The Charity Commission has launched a formal consultation on proposed changes to the Annual Return, designed to ensure the regulator is collecting the right information in the years ahead.
The Annual Return is an online form that all charities with yearly incomes of £10,000 or more must complete within 10 months of the end of their financial reporting period.
The return has not changed significantly since 2018, but after a comprehensive review, the Commission is proposing to update the question set which charities will need to complete from 2023 onwards.
Important milestone in regulator’s data strategy
The updates to the Annual Return are a key step in the Commission’s ambitions to become a more data-driven regulator. The wider strategy aims to ensure the nature and volume of data it gathers on charities serves three purposes: enabling the Commission to better identify risks and problems in the sector, helping the public make informed and confident choices about charities, and allowing policy-makers, researchers, the sector, and the public to gain a richer understanding of the sector in England and Wales.
The proposed changes mean that charities will answer a greater number of questions, but in many cases the questions have been simplified and clarified. Overall, the Commission has aimed to ensure the time burden on charities in completing the return remains reasonable and proportionate.
The final questionnaire will also include an interactive glossary to help charities in completing the form. This remains under development and will be informed by responses to the consultation.
Among the planned additions are questions designed to:
- Better capture and understand charities’ reliance on certain types of income, and on single sources of funding. For example, charities will be asked whether 70% or more of their funding relies on one income stream, and whether 25% or more of their income comes from certain types of income sources, such as corporate donors.
- Gain more information on roles and responsibilities, governance, controls and different organisational structures in charities, as the regulator’s case work indicates that this information can, in certain circumstances, correlate with risk.

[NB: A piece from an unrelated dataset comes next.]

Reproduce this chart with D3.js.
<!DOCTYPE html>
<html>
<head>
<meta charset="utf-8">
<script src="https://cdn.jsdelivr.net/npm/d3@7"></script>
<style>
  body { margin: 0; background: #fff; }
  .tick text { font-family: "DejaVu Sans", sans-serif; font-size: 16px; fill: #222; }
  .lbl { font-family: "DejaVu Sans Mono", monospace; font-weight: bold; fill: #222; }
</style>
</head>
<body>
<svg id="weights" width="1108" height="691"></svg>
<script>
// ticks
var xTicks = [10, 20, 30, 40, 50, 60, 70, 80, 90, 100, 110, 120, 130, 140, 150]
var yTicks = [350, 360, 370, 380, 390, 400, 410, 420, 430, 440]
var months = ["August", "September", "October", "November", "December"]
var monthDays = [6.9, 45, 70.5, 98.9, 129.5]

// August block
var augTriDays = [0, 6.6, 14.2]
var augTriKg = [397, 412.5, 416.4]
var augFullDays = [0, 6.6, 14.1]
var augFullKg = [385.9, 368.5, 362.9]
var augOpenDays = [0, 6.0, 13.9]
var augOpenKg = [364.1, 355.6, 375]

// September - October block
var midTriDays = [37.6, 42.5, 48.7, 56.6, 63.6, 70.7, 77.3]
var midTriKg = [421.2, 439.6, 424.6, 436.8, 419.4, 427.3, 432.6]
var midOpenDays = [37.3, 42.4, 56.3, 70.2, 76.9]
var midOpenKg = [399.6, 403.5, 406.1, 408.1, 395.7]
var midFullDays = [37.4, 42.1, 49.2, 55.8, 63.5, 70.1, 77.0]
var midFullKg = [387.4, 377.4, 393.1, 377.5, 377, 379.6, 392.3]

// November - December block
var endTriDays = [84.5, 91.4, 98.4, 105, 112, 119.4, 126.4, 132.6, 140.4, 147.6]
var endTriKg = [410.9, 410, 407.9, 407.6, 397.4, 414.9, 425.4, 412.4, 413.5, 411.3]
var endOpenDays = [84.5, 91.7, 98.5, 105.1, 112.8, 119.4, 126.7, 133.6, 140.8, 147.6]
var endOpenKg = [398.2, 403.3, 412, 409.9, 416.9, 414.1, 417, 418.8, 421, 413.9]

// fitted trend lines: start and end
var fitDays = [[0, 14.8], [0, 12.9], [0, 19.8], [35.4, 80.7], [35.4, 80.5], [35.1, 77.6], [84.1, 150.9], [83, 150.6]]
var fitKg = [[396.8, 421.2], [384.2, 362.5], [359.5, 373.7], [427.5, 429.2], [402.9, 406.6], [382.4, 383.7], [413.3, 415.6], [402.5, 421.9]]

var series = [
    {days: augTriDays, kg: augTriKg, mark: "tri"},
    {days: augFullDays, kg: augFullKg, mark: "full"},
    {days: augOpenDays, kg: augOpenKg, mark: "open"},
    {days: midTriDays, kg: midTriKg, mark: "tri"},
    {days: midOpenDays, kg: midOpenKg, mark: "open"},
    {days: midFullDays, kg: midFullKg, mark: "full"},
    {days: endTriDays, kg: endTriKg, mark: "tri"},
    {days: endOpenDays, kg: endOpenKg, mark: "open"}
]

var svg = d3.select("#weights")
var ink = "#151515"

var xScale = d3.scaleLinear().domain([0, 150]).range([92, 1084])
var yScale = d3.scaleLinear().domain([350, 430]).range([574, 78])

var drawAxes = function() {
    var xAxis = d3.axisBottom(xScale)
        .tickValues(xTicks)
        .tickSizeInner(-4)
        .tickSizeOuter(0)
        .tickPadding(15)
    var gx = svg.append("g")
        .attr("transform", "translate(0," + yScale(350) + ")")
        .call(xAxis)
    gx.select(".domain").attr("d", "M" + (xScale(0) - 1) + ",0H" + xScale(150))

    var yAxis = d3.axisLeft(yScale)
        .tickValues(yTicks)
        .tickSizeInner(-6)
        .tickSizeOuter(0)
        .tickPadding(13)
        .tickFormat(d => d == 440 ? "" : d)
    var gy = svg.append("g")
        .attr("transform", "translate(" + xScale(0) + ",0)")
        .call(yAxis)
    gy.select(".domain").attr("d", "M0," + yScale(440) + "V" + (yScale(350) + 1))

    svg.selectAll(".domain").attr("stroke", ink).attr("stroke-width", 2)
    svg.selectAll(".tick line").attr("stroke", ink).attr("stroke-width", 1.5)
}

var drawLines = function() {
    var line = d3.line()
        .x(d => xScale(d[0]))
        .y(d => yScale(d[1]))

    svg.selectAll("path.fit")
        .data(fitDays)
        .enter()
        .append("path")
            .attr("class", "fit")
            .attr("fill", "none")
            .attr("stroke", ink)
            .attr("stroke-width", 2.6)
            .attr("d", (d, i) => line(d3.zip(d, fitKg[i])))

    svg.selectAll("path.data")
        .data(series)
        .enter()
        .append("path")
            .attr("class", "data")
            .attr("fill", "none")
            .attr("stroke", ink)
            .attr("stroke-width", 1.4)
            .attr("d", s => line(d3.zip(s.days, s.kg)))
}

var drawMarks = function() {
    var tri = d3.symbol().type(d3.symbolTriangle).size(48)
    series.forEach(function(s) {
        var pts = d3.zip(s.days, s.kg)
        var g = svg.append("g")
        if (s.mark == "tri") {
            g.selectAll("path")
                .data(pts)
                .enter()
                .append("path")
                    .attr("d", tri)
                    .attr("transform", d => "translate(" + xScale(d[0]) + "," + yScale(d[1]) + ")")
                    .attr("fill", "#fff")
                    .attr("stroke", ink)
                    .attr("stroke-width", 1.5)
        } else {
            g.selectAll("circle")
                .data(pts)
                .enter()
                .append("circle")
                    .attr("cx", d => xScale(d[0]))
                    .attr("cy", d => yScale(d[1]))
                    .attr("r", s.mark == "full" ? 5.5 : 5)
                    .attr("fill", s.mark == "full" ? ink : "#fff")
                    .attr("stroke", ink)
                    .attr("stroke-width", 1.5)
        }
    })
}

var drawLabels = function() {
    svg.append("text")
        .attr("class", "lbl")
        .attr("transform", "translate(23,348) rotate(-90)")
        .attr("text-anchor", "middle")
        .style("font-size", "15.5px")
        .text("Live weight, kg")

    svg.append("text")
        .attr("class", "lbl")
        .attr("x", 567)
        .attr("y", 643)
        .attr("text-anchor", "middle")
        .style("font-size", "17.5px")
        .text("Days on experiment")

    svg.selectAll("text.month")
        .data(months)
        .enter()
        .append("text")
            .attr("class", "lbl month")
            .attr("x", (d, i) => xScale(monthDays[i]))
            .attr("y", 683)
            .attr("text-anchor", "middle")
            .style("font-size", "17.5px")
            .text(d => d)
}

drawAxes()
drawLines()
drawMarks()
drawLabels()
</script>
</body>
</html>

- Help create a more accurate picture of the geographical areas in which charities operate in England and Wales, by asking for information about the premises from which charities operate. Amongst other things, this data will help policy makers and grant-givers identify geographic areas which are comparatively under-served by charitable work. This will allow funders to make decisions that help ‘level-up’ such ‘charity deserts’.
- Better capture staffing numbers and payroll costs in the sector, allowing the public and others to consider charities’ use of resources and their capability to deliver certain types of activity.

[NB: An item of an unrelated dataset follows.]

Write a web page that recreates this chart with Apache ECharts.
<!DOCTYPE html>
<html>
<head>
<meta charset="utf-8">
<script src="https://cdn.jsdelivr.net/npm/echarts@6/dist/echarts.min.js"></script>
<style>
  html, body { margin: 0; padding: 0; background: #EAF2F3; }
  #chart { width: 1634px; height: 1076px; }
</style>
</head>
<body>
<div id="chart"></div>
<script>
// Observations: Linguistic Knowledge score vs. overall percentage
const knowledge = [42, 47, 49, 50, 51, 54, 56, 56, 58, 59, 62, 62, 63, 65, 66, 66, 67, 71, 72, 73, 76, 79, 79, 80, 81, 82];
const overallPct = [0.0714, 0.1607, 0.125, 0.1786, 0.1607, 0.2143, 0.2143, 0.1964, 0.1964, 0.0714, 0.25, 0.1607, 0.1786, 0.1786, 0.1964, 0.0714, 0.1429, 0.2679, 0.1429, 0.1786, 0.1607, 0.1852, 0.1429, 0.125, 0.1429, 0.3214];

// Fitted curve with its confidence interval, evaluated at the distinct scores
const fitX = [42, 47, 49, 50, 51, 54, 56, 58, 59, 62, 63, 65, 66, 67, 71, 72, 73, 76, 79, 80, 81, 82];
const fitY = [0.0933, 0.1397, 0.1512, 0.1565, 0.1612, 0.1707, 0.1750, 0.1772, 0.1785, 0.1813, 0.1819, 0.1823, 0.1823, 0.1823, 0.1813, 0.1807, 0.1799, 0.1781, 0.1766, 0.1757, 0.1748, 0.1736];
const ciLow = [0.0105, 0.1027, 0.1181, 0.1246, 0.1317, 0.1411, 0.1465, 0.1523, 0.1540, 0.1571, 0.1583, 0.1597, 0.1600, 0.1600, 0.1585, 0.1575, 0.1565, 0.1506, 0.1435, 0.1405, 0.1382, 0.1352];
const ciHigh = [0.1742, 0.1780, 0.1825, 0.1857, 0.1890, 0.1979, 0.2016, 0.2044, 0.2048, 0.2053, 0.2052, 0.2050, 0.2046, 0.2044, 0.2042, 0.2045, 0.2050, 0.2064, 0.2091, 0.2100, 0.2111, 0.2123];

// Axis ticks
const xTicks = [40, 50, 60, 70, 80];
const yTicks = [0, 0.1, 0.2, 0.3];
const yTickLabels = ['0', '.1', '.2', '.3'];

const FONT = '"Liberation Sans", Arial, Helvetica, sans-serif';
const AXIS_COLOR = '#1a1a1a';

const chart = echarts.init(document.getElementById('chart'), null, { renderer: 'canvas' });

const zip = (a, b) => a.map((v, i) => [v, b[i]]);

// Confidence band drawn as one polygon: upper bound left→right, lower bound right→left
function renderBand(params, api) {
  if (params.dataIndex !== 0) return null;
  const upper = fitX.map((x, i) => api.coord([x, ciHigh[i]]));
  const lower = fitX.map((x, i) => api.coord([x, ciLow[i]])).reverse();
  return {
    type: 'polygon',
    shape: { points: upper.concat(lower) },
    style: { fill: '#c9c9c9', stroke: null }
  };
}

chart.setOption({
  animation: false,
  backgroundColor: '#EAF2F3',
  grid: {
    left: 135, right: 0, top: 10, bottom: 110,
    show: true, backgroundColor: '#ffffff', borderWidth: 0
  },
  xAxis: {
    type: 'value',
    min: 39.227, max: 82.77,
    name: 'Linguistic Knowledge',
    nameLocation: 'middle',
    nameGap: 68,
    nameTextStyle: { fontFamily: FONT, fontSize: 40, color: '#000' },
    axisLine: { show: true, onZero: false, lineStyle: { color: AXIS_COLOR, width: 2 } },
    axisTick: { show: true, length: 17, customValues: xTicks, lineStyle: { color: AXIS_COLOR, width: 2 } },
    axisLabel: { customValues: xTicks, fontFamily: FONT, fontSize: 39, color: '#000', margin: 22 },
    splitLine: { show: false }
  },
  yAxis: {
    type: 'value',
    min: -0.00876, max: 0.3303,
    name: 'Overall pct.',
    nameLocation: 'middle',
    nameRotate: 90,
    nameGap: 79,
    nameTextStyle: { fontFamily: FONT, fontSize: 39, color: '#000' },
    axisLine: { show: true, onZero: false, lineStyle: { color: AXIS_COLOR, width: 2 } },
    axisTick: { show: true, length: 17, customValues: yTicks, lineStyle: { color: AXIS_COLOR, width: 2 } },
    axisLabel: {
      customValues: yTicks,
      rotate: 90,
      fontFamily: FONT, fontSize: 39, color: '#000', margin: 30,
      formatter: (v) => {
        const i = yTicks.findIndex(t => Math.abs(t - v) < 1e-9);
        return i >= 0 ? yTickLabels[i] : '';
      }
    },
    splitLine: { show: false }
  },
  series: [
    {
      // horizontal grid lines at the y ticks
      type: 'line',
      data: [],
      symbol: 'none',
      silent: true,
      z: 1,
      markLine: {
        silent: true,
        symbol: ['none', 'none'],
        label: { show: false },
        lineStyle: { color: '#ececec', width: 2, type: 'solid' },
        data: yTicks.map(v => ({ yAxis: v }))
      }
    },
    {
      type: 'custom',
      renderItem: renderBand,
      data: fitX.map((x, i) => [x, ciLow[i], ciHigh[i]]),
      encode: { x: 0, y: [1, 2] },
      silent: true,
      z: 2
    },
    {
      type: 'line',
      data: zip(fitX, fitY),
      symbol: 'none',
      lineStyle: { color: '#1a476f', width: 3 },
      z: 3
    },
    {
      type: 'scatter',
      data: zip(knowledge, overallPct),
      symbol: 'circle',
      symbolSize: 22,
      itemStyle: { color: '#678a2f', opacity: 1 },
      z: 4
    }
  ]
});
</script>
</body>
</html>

The Commission is keen to hear from a wide range of charities as part of the consultation, so that it can make any necessary adjustments before the new return is launched in 2023. Alongside the formal consultation, the Commission has been undertaking user-testing of the question set with charities, to ensure the questions as drafted are clear and easy to understand. A further round of this user-testing is planned for July. This will involve 4,000 randomly chosen charities being asked to provide feedback on the language of the question set as drafted.

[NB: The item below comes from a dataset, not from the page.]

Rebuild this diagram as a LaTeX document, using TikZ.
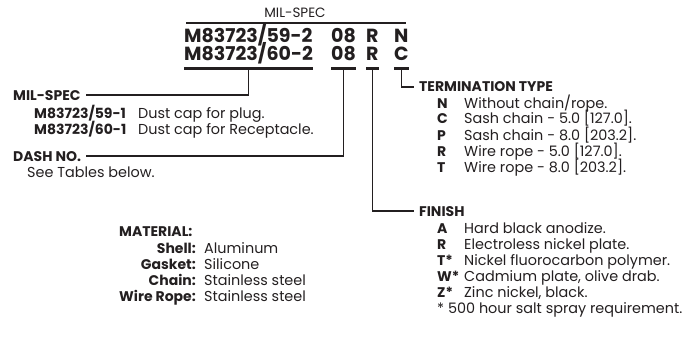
\documentclass[tikz,border=0pt]{standalone}
\usepackage{fontspec}
\setmainfont{Poppins}
\usetikzlibrary{calc}
\definecolor{ink}{HTML}{231F20}
\begin{document}
\begin{tikzpicture}[x=1pt,y=-1pt,
  every node/.style={inner sep=0pt, text=ink},
  body/.style={anchor=base west, font=\fontsize{14.4}{16}\selectfont},
  keyb/.style={anchor=base west, font=\fontsize{14}{16}\selectfont\bfseries},
  keyr/.style={anchor=base east, font=\fontsize{14}{16}\selectfont\bfseries},
  code/.style={anchor=base west, font=\fontsize{19}{21}\selectfont\bfseries},
  small/.style={anchor=base, font=\fontsize{13.5}{15}\selectfont},
  conn/.style={draw=ink, line width=1.3pt},
  ul/.style={draw=ink, line width=3pt}]
\useasboundingbox (0,0) rectangle (691,337);
% header
\node[small] (hdr) at (295,18) {MIL-SPEC};
\coordinate (hl) at (186,23);
\coordinate (hr) at (406,23);
\draw[conn] (hl) -- (hr);
% code rows
\node[code] (a1) at (184,43) {M83723/59-2};
\node[code] (a2) at (331,43) {08};
\node[code] (a3) at (366,43) {R};
\node[code] (a4) at (394,43) {N};
\node[code] (b1) at (184,61) {M83723/60-2};
\node[code] (b2) at (331,61) {08};
\node[code] (b3) at (366,61) {R};
\node[code] (b4) at (394,61) {C};
\foreach \n in {b1,b2,b3,b4}{
  \draw[ul] ($(\n.base west)+(0,8)$) -- ($(\n.base east)+(0,8)$);
  \coordinate (\n u) at ($(\n.base)+(0,8)$);
}
% MIL-SPEC section
\node[keyb] (mil) at (13,100) {MIL-SPEC};
\node[keyb] (m1k) at (34,118) {M83723/59-1};
\node[body] (m1d) at (138,118) {Dust cap for plug.};
\node[keyb] (m2k) at (34,134) {M83723/60-1};
\node[body] (m2d) at (138,134) {Dust cap for Receptacle.};
\coordinate (milp) at ($(mil.base east)+(5,-5)$);
\draw[conn] (b1u) |- (milp);
% DASH NO.
\node[keyb] (dash) at (13,161) {DASH NO.};
\node[body] (dashd) at (27,177) {See Tables below.};
\coordinate (dashp) at ($(dash.base east)+(5,-5)$);
\draw[conn] (b2u) |- (dashp);
% TERMINATION TYPE
\node[keyb] (term) at (419,92) {TERMINATION TYPE};
\coordinate (termp) at ($(term.base west)+(-5,-5)$);
\draw[conn] (b4u) |- (termp);
\node[keyb] (t1k) at (437,108) {N};
\node[body] (t1d) at (464,108) {Without chain/rope.};
\node[keyb] (t2k) at (437,124) {C};
\node[body] (t2d) at (464,124) {Sash chain - 5.0 [127.0].};
\node[keyb] (t3k) at (437,140) {P};
\node[body] (t3d) at (464,140) {Sash chain - 8.0 [203.2].};
\node[keyb] (t4k) at (437,156) {R};
\node[body] (t4d) at (464,156) {Wire rope - 5.0 [127.0].};
\node[keyb] (t5k) at (437,172) {T};
\node[body] (t5d) at (464,172) {Wire rope - 8.0 [203.2].};
% FINISH
\node[keyb] (fin) at (419,216) {FINISH};
\coordinate (finp) at ($(fin.base west)+(-5,-5)$);
\draw[conn] (b3u) |- (finp);
\node[keyb] (f1k) at (437,233) {A};
\node[body] (f1d) at (464,233) {Hard black anodize.};
\node[keyb] (f2k) at (437,249) {R};
\node[body] (f2d) at (464,249) {Electroless nickel plate.};
\node[keyb] (f3k) at (437,265) {T*};
\node[body] (f3d) at (464,265) {Nickel fluorocarbon polymer.};
\node[keyb] (f4k) at (437,281) {W*};
\node[body] (f4d) at (464,281) {Cadmium plate, olive drab.};
\node[keyb] (f5k) at (437,297) {Z*};
\node[body] (f5d) at (464,297) {Zinc nickel, black.};
\node[body] (fnote) at (437,313) {* 500 hour salt spray requirement.};
% MATERIAL
\node[keyb] (mat) at (119,236) {MATERIAL:};
\node[keyr] (s1k) at (196,253) {Shell:};
\node[body] (s1d) at (204,253) {Aluminum};
\node[keyr] (s2k) at (196,269) {Gasket:};
\node[body] (s2d) at (204,269) {Silicone};
\node[keyr] (s3k) at (196,285) {Chain:};
\node[body] (s3d) at (204,285) {Stainless steel};
\node[keyr] (s4k) at (196,301) {Wire Rope:};
\node[body] (s4d) at (204,301) {Stainless steel};
\end{tikzpicture}
\end{document}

Helen Stephenson, chief executive of the Charity Commission, said:
The annual return is a crucial tool that helps charities account for their work to us as regulator, and to the public and funders. It’s important we get the questions right, but also that we keep the burden on charities completing the return proportionate. So I encourage charities to look at the proposed changes and have their say as part of our consultation.
Looking ahead, the new information we hope to gather through the annual return will benefit the sector, as well as the Commission as regulator, by allowing us to make more detailed, richer information about the sector available, which in turn can inform the public and funders in making better informed decisions about which charities to support.
New, flexible approach with three-year set of questions
As part of the proposed changes, the Commission is developing a more flexible approach to the use of proposed AR questions, allowing it to tweak each AR during the period in question, depending on prevailing circumstances.
The proposal is for the majority of questions set out in the consultation to appear each year. This stability will allow for longitudinal data that helps the Commission and others compare trends year-on-year. A small number of questions may not be appropriate to include in a given year, for example because the risk in question is time-limited, or because there are other ways for the Commission to gather the relevant information.
The Commission will publish in advance details of which questions have been selected for inclusion in the AR and the rationale for including them.
How to take part in the consultation
Charities can respond to questions via an online survey, and provide additional information or responses via a dedicated mailbox.
The consultation will run for 12 weeks, ending 1 September 2022.